The company’s engineering know-how will likely lead to a wider range of services being offered at the facility, which typically charges cheaper rates to startups than other fabrication shops, he added.
“I’m thrilled,” Tremblay told Techopia on Friday. “It’s a great partnership.”
The new agreement bolsters the existing ties between the two organizations, which stretch back to 2020 when InDro set up its R&D headquarters at Invest Ottawa’s Area X.O, a 1,866-acre outdoor research facility for self-driving cars, drones and other smart transportation technologies on Woodroffe Avenue.
Earlier this year, the organizations launched a drone and advanced robot training and testing facility at the research park. InDro manages the high-tech obstacle course for aerial and ground robot testing, which Invest Ottawa says is the first of its kind in Canada.
Tremblay said having access to IO’s prototyping machinery will help further accelerate R&D efforts at InDro, which has often relied on foreign suppliers for many components it will now have the ability to produce at Bayview Yards.
“What we learned with Indro over the last three years of engaging them is that they have a real business need to be able to build technical components of the robots themselves,” he said.

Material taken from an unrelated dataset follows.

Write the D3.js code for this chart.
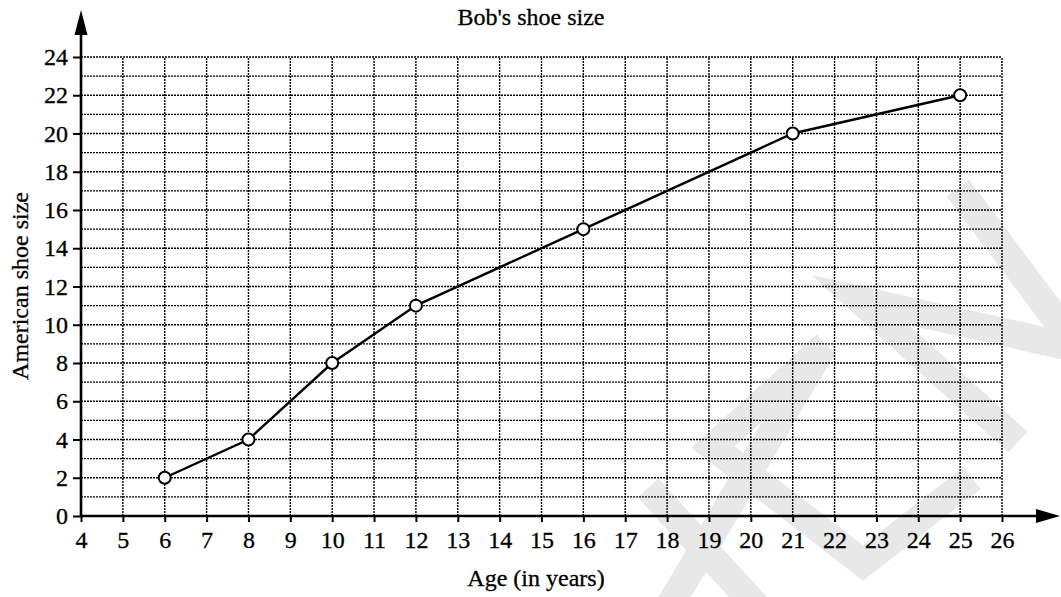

“When they got to know our work and they got to see what we do, it just became a really interesting dialogue,” Tremblay added, noting the two organizations felt “it would make a lot of sense for Indro Robotics to have a footprint at Bayview Yards and to essentially run the team and operate the equipment.”
Three Invest Ottawa employees will now shift over to InDro, which already employs about two dozen workers in the National Capital Region.
Tremblay said IO will still play a key role in promoting the prototyping lab in the city’s tech community. He said the facility provides a vital service to small and medium-sized businesses that lack the equipment, expertise and resources to produce proof-of-concepts to show investors or serve as models for mass-production runs.
“These sorts of services are extremely hard to come by unless you spend a lot of money,” Tremblay explained.